Sanctification somehow comes with shucking off your body,
and it's certainly hypocritical but understandable.
Noone knew him like you did.
Just because he is dead doesn't make him anything special
unless...you piece together the lapses of pure love he had for you
in his life, and really feel them.

And carry them
and put them in the Revised Book of his life...
because though i am no expert,
contextualization is paramount:
he was taught his weaknesses,
but his heart was his own.
Maybe the sadness is the knowledge it can't be corrected, and he can't be replaced. People are fucked. That's a given. Me and a friend were just talking about what sociopaths our mothers are. Like I said, people are fucked. And when they're gone we still have mixed feelings about the whole thing. Wishing for things that can't be. I still occasionally talk to my father in dreams ten years after he died. We get along better now. Maybe something's eternal. Maybe not. Maybe that's why he paid his dues at the church. So he would get bonus points for being a negligent ass. Maybe he didn't know how to be a good father, and regreted it. If you really try to psychoanalyze people you will go mad. Sorry how things turned out.
oh my god strangers suck.

and people have no manners.
:hugs:

So sorry, hon. I'm not much for platitudes in times like this, but I do want you to know that you're in my thoughts.
Persephone, So sorry for your loss. I understand these feelings. I had mixed feelings when my Dad died but still it tore me apart. All the best to you in this trying time.
So sorry to hear about your struggles. My father died in June 2009. Still wading through all of the many complex feelings. Be gentle with yourself. You will heal.
Persephone:

I am so very sorry.

My fiance lost his father (pretty straightforward, mostly positive relationship) a couple of weeks ago, and his brother (very complicated, confusing relationship) last year. I have been witnessing many different shades of grieving I haven't experienced, as my parents and siblings are all still with us.

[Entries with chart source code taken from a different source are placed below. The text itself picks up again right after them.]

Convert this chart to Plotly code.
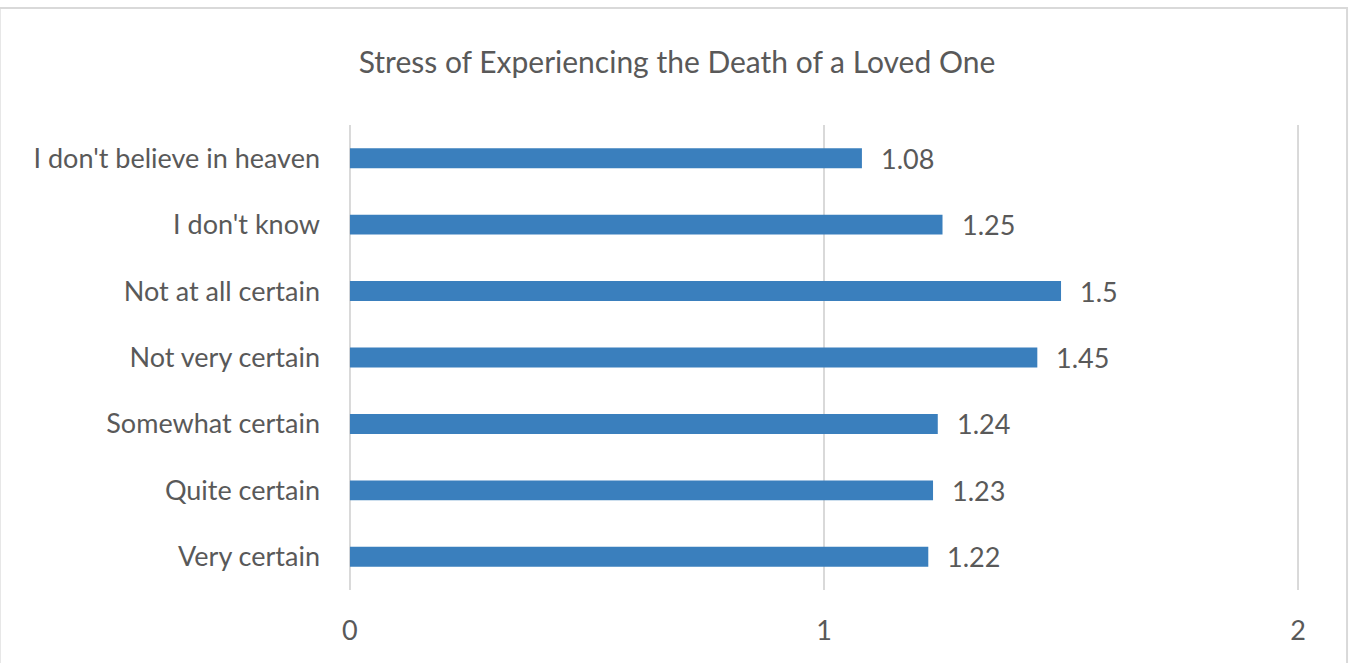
import plotly.graph_objects as go

# Survey categories (bottom to top) and mean stress scores
categories = [
    "Very certain",
    "Quite certain",
    "Somewhat certain",
    "Not very certain",
    "Not at all certain",
    "I don't know",
    "I don't believe in heaven",
]
stress_scores = [1.22, 1.23, 1.24, 1.45, 1.5, 1.25, 1.08]
x_ticks = [0, 1, 2]

FONT = "Lato"
TEXT_GRAY = "#595959"
BAR_BLUE = "#3a7fbd"
GRID = "#d9d9d9"

fig = go.Figure(
    go.Bar(
        x=stress_scores,
        y=categories,
        orientation="h",
        marker=dict(color=BAR_BLUE, line=dict(width=0)),
        hoverinfo="x+y",
    )
)

# Value labels placed just past the end of each bar
for cat, val in zip(categories, stress_scores):
    fig.add_annotation(
        x=val, y=cat, text=f"{val:g}", xanchor="left", yanchor="middle",
        xshift=17, showarrow=False,
        font=dict(family=FONT, size=27, color=TEXT_GRAY),
    )

# Vertical gridlines at every tick, including the two ends of the axis
for t in x_ticks:
    fig.add_shape(
        type="line", xref="x", yref="paper", x0=t, x1=t, y0=0, y1=1,
        line=dict(color=GRID, width=2), layer="below",
    )

# Light frame around the whole chart
fig.add_shape(
    type="rect", xref="paper", yref="paper",
    x0=-349 / 949, x1=(1346 - 349) / 949, y0=-0.2, y1=1 + 117 / 465,
    line=dict(color=GRID, width=2), fillcolor="rgba(0,0,0,0)", layer="below",
)

fig.update_layout(
    width=1351, height=663,
    margin=dict(l=349, r=52, t=125, b=73),
    paper_bgcolor="white", plot_bgcolor="white",
    bargap=0.7,
    showlegend=False,
    title=dict(
        text="Stress of Experiencing the Death of a Loved One",
        x=(361 + 993) / 2 / 1351, xanchor="center",
        y=1 - 62 / 663, yanchor="middle",
        font=dict(family=FONT, size=30, color=TEXT_GRAY),
    ),
    xaxis=dict(
        range=[-0.002, 2.002], tickvals=x_ticks, ticktext=[str(t) for t in x_ticks],
        showgrid=False,
        zeroline=False, showline=False,
        ticks="", ticklabelstandoff=22,
        tickfont=dict(family=FONT, size=27, color=TEXT_GRAY),
        fixedrange=True,
    ),
    yaxis=dict(
        categoryorder="array", categoryarray=categories,
        showgrid=False, zeroline=False, showline=False,
        ticks="", ticklabelstandoff=28,
        tickfont=dict(family=FONT, size=27, color=TEXT_GRAY),
        fixedrange=True,
    ),
)

fig.write_html("out.html")
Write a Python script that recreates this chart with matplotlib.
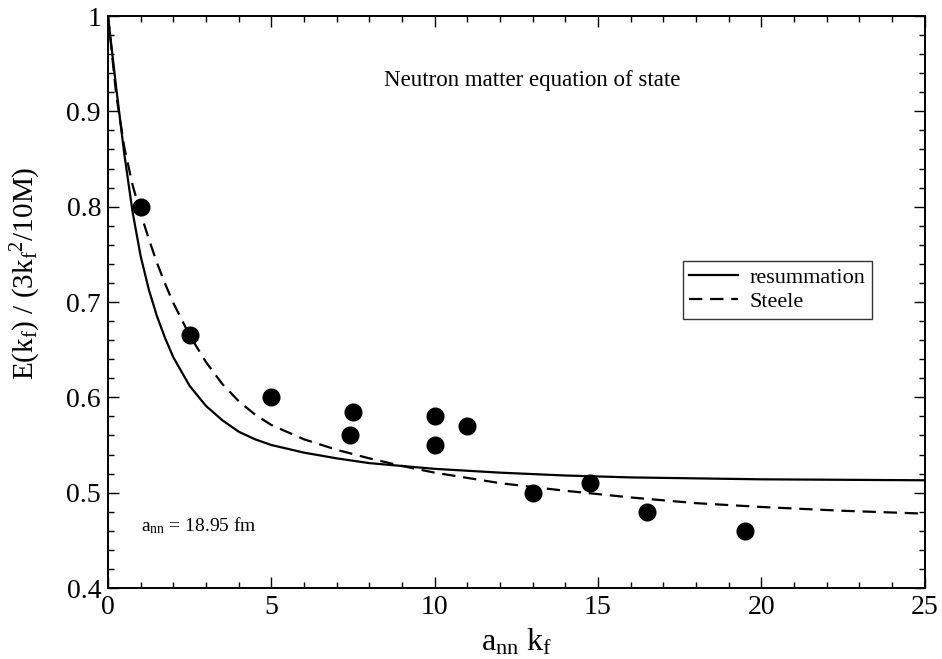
import matplotlib
matplotlib.use("Agg")
import matplotlib.pyplot as plt
from matplotlib.ticker import MultipleLocator, FixedLocator

plt.rcParams['font.family'] = ['Liberation Serif', 'DejaVu Serif']
plt.rcParams['mathtext.fontset'] = 'custom'
plt.rcParams['mathtext.rm'] = 'Liberation Serif'
plt.rcParams['mathtext.it'] = 'Liberation Serif'
plt.rcParams['mathtext.bf'] = 'Liberation Serif:bold'

# Data points (Monte Carlo results)
points_x = [1.0, 2.5, 5.0, 7.4, 7.5, 10.0, 10.0, 11.0, 13.0, 14.75, 16.5, 19.5]
points_y = [0.80, 0.665, 0.60, 0.56, 0.585, 0.55, 0.58, 0.57, 0.50, 0.51, 0.48, 0.46]

# Resummation curve
resum_x = [0.0, 0.25, 0.5, 0.75, 1.0, 1.25, 1.5, 1.75, 2.0, 2.5, 3.0, 3.5, 4.0, 4.5,
           5.0, 6.0, 7.0, 8.0, 9.0, 10.0, 12.0, 14.0, 16.0, 18.0, 20.0, 22.5, 25.0]
resum_y = [1.0, 0.925, 0.855, 0.795, 0.748, 0.713, 0.685, 0.662, 0.642, 0.612, 0.591,
           0.576, 0.564, 0.556, 0.550, 0.542, 0.536, 0.531, 0.528, 0.525, 0.521, 0.518,
           0.516, 0.515, 0.514, 0.5135, 0.513]

# Steele curve
steele_x = [0.0, 0.25, 0.5, 0.75, 1.0, 1.25, 1.5, 1.75, 2.0, 2.5, 3.0, 3.5, 4.0, 4.5,
            5.0, 6.0, 7.0, 8.0, 9.0, 10.0, 12.0, 14.0, 16.0, 18.0, 20.0, 22.5, 25.0]
steele_y = [1.0, 0.918, 0.862, 0.823, 0.793, 0.766, 0.741, 0.719, 0.699, 0.665, 0.637,
            0.614, 0.596, 0.582, 0.571, 0.556, 0.545, 0.536, 0.528, 0.521, 0.510, 0.502,
            0.495, 0.489, 0.485, 0.481, 0.478]

xticks = [0, 5, 10, 15, 20, 25]
yticks = [0.4, 0.5, 0.6, 0.7, 0.8, 0.9, 1.0]
ytick_labels = ['0.4', '0.5', '0.6', '0.7', '0.8', '0.9', '1']

fig = plt.figure(figsize=(9.42, 6.59), dpi=100)
ax = fig.add_axes([108 / 942, 1 - 588 / 659, (924.5 - 108) / 942, (588 - 16) / 659])

ax.plot(resum_x, resum_y, color='black', lw=1.6, label='resummation')
ax.plot(steele_x, steele_y, color='black', lw=1.6, dashes=(6, 3.5), label='Steele')
ax.plot(points_x, points_y, 'o', color='black', markersize=12, zorder=3)

ax.set_xlim(0, 25)
ax.set_ylim(0.4, 1.0)
ax.xaxis.set_major_locator(FixedLocator(xticks))
ax.xaxis.set_minor_locator(MultipleLocator(1))
ax.yaxis.set_major_locator(FixedLocator(yticks))
ax.set_yticklabels(ytick_labels)
ax.yaxis.set_minor_locator(MultipleLocator(0.02))
ax.tick_params(which='both', direction='in', top=True, right=True, labelsize=20, width=1.0)
ax.tick_params(which='major', length=8, pad=5)
ax.tick_params(which='minor', length=4.5)
for s in ax.spines.values():
    s.set_linewidth(1.4)

ax.set_xlabel(r'a$_{\mathrm{nn}}$ k$_{\mathrm{f}}$', fontsize=23)
ax.xaxis.set_label_coords(0.5, -0.068)
ax.set_ylabel(r'E(k$_{\mathrm{f}}$) / (3k$_{\mathrm{f}}{}^{2}$/10M)', fontsize=21)
ax.yaxis.set_label_coords(-0.08, 0.55)

ax.text(13.0, 0.932, 'Neutron matter equation of state', fontsize=16.5, ha='center', va='center')
ax.text(1.0, 0.465, r'a$_{\mathrm{nn}}$ = 18.95 fm', fontsize=14, ha='left', va='center')

leg = ax.legend(loc='upper right', bbox_to_anchor=(872 / 942, 1 - 261 / 659),
                bbox_transform=fig.transFigure, fontsize=16, frameon=True, fancybox=False,
                edgecolor='black', handlelength=2.2, handletextpad=0.5, borderpad=0.3,
                labelspacing=0.15, borderaxespad=0)
leg.get_frame().set_linewidth(1.0)

fig.savefig('out.png', dpi=100)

We lost our old and lovely cat last summer, and I was struck by the simplicity of grieving for an animal - when there's only love and nothing else, grief is, it seems to me, easier. With people, especially family, especially difficult family, there's so much more to go through.

My thoughts are with you.
I'm new here, so this is the first post of yours that I've read. I'm sorry I didn't get to discover your work in more joyful times, and I feel bad putting my nose in maybe where it's not wanted, but I just wanted to tell you how sorry I am for your loss. Say what you need to say and do what you need to do, to get the hurt out, and don't apologize for yourself.
I feel sick with you. He was your parent, maybe even a dad now and again. Hard to know how to feel about so many things intersecting all at once.